● Instruction
Write out nothing but the lines from the first line of the entries below through the line with "ax = fig.add_axes([0.2143, 0.0529, 0.5813, 0.5198])"; no pictures go in.
# # # # #
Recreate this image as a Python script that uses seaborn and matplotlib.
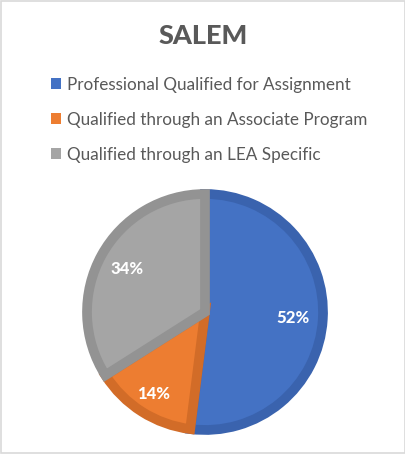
import matplotlib
matplotlib.use("Agg")
import numpy as np
import matplotlib.pyplot as plt
from matplotlib.patches import Patch, Rectangle
import seaborn as sns

categories = ["Professional Qualified for Assignment",
              "Qualified through an Associate Program",
              "Qualified through an LEA Specific"]
shares = [52, 14, 34]
fill_colors = ["#4472C4", "#ED7D31", "#A5A5A5"]
edge_colors = ["#3A63AE", "#D26C28", "#939393"]
label_radius = [0.75, 0.82, 0.75]

sns.set_theme(style="white")
plt.rcParams['font.family'] = ['Lato', 'DejaVu Sans']
text_color = "#595959"

fig = plt.figure(figsize=(4.06, 4.54), dpi=100)
ax = fig.add_axes([0.2143, 0.0529, 0.5813, 0.5198])

wedges, texts, autotexts = ax.pie(shares, colors=fill_colors, startangle=90,
                                  counterclock=False, autopct="%d%%",
                                  pctdistance=0.77,
                                  textprops=dict(color="white", fontsize=12,
                                                 fontweight="black"))
# darker border drawn only on the inside of each slice
for w, ec in zip(wedges, edge_colors):
    w.set_edgecolor(ec)
    w.set_linewidth(7)
    w.set_clip_path(w)

for w, t, r in zip(wedges, autotexts, label_radius):
    ang = np.deg2rad((w.theta1 + w.theta2) / 2)
    t.set_position((r * np.cos(ang), r * np.sin(ang)))

ax.set_xlim(-1, 1)
ax.set_ylim(-1, 1)
ax.set_aspect("equal")

fig.text(0.5, 0.921, "SALEM", ha="center", va="center", fontsize=19.5,
         fontweight="black", color=text_color)

handles = [Patch(facecolor=c, edgecolor="none") for c in fill_colors]
leg = fig.legend(handles, categories, loc="upper left",
                 bbox_to_anchor=(0.105, 0.85), frameon=False,
                 fontsize=12.3, handlelength=0.6, handleheight=0.6,
                 handletextpad=0.3, labelspacing=1.12, borderpad=0)
for t in leg.get_texts():
    t.set_color(text_color)

fig.patches.append(Rectangle((0.002, 0.002), 0.996, 0.996,
                             transform=fig.transFigure, fill=False,
                             edgecolor="#D9D9D9", linewidth=1.2))

fig.savefig("out.png", dpi=100)
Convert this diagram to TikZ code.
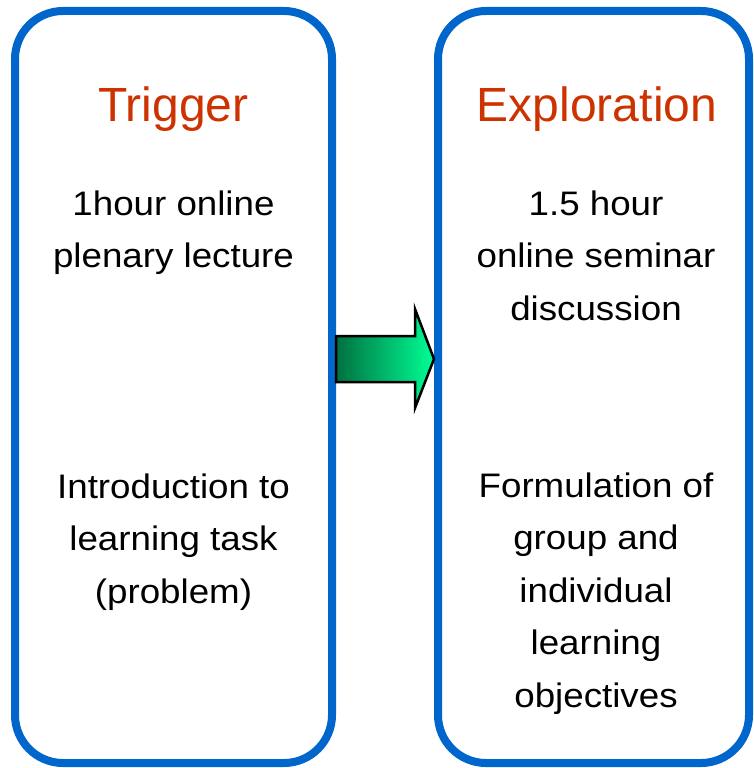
# # # # #
● Exercise response
Recreate this image as a Python script that uses seaborn and matplotlib.
import matplotlib
matplotlib.use("Agg")
import numpy as np
import matplotlib.pyplot as plt
from matplotlib.patches import Patch, Rectangle
import seaborn as sns

categories = ["Professional Qualified for Assignment",
              "Qualified through an Associate Program",
              "Qualified through an LEA Specific"]
shares = [52, 14, 34]
fill_colors = ["#4472C4", "#ED7D31", "#A5A5A5"]
edge_colors = ["#3A63AE", "#D26C28", "#939393"]
label_radius = [0.75, 0.82, 0.75]

sns.set_theme(style="white")
plt.rcParams['font.family'] = ['Lato', 'DejaVu Sans']
text_color = "#595959"

fig = plt.figure(figsize=(4.06, 4.54), dpi=100)
ax = fig.add_axes([0.2143, 0.0529, 0.5813, 0.5198])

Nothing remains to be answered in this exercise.